| WHAT THE TASK ASKS |
Quote the data exactly, first line to the line containing "const yAxisTitle = '增长率（%）';", with no pictures.

| DATA |
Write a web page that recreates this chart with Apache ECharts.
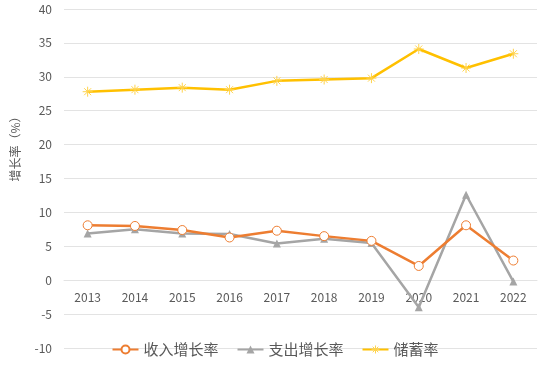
<!DOCTYPE html>
<html><head><meta charset="utf-8">
<script src="https://cdn.jsdelivr.net/npm/echarts@6/dist/echarts.min.js"></script>
<style>html,body{margin:0;padding:0;background:#fff}#c{width:550px;height:375px}</style>
</head><body><div id="c"></div>
<script>
const years = ['2013','2014','2015','2016','2017','2018','2019','2020','2021','2022'];
const incomeGrowth = [8.1, 8.0, 7.4, 6.3, 7.3, 6.5, 5.8, 2.1, 8.1, 2.9];
const spendGrowth = [6.9, 7.5, 6.9, 6.8, 5.4, 6.1, 5.5, -4.0, 12.6, -0.2];
const savingRate = [27.8, 28.1, 28.4, 28.1, 29.4, 29.6, 29.8, 34.1, 31.3, 33.4];
const seriesNames = ['收入增长率', '支出增长率', '储蓄率'];
const yAxisTitle = '增长率（%）';

const font = '"Noto Sans CJK SC", "Noto Sans", sans-serif';
const starPath = 'path://M5,0L5,10M0,5L10,5M1.5,1.5L8.5,8.5M8.5,1.5L1.5,8.5';
const chart = echarts.init(document.getElementById('c'));
chart.setOption({
  animation: false,
  textStyle: { fontFamily: font },
  grid: { left: 64, right: 13, top: 9, bottom: 27 },
  legend: {
    bottom: 13, left: 'center', itemWidth: 26, itemHeight: 10, itemGap: 18,
    textStyle: { fontSize: 15, color: '#595959', fontFamily: font },
    data: [
      { name: seriesNames[0] },
      { name: seriesNames[1] },
      { name: seriesNames[2], itemStyle: { color: 'rgba(0,0,0,0)', borderColor: '#FFD34D', borderWidth: 1 } }
    ]
  },
  graphic: [{
    type: 'text', x: 15, y: 146, rotation: Math.PI / 2,
    style: { text: yAxisTitle, fill: '#595959', font: '12px ' + font, textAlign: 'center', textVerticalAlign: 'middle' }
  }],
  xAxis: {
    type: 'category', data: years, boundaryGap: true,
    axisLine: { show: true, onZero: true, lineStyle: { color: '#e3e3e3' } },
    axisTick: { show: false },
    axisLabel: { color: '#595959', fontSize: 12, margin: -57 }
  },
  yAxis: {
    type: 'value', min: -10, max: 40, interval: 5,
    axisLine: { show: false }, axisTick: { show: false },
    axisLabel: { color: '#595959', fontSize: 12, margin: 12 },
    splitLine: { lineStyle: { color: '#e3e3e3', width: 1 } }
  },
  series: [
    { name: seriesNames[0], type: 'line', data: incomeGrowth,
      lineStyle: { color: '#ED7D31', width: 2.5 },
      itemStyle: { color: '#ffffff', borderColor: '#ED7D31', borderWidth: 1 },
      symbol: 'circle', symbolSize: 9, z: 3 },
    { name: seriesNames[1], type: 'line', data: spendGrowth,
      lineStyle: { color: '#A5A5A5', width: 2.5 },
      itemStyle: { color: '#A5A5A5' },
      symbol: 'triangle', symbolSize: 8, z: 2 },
    { name: seriesNames[2], type: 'line', data: savingRate,
      lineStyle: { color: '#FFC000', width: 2.5 },
      itemStyle: { color: 'rgba(0,0,0,0)', borderColor: '#FFD34D', borderWidth: 1 },
      symbol: starPath, symbolSize: 10, z: 4 }
  ]
});
</script></body></html>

| TASK SOLUTION |
Write a web page that recreates this chart with Apache ECharts.
<!DOCTYPE html>
<html><head><meta charset="utf-8">
<script src="https://cdn.jsdelivr.net/npm/echarts@6/dist/echarts.min.js"></script>
<style>html,body{margin:0;padding:0;background:#fff}#c{width:550px;height:375px}</style>
</head><body><div id="c"></div>
<script>
const years = ['2013','2014','2015','2016','2017','2018','2019','2020','2021','2022'];
const incomeGrowth = [8.1, 8.0, 7.4, 6.3, 7.3, 6.5, 5.8, 2.1, 8.1, 2.9];
const spendGrowth = [6.9, 7.5, 6.9, 6.8, 5.4, 6.1, 5.5, -4.0, 12.6, -0.2];
const savingRate = [27.8, 28.1, 28.4, 28.1, 29.4, 29.6, 29.8, 34.1, 31.3, 33.4];
const seriesNames = ['收入增长率', '支出增长率', '储蓄率'];
const yAxisTitle = '增长率（%）';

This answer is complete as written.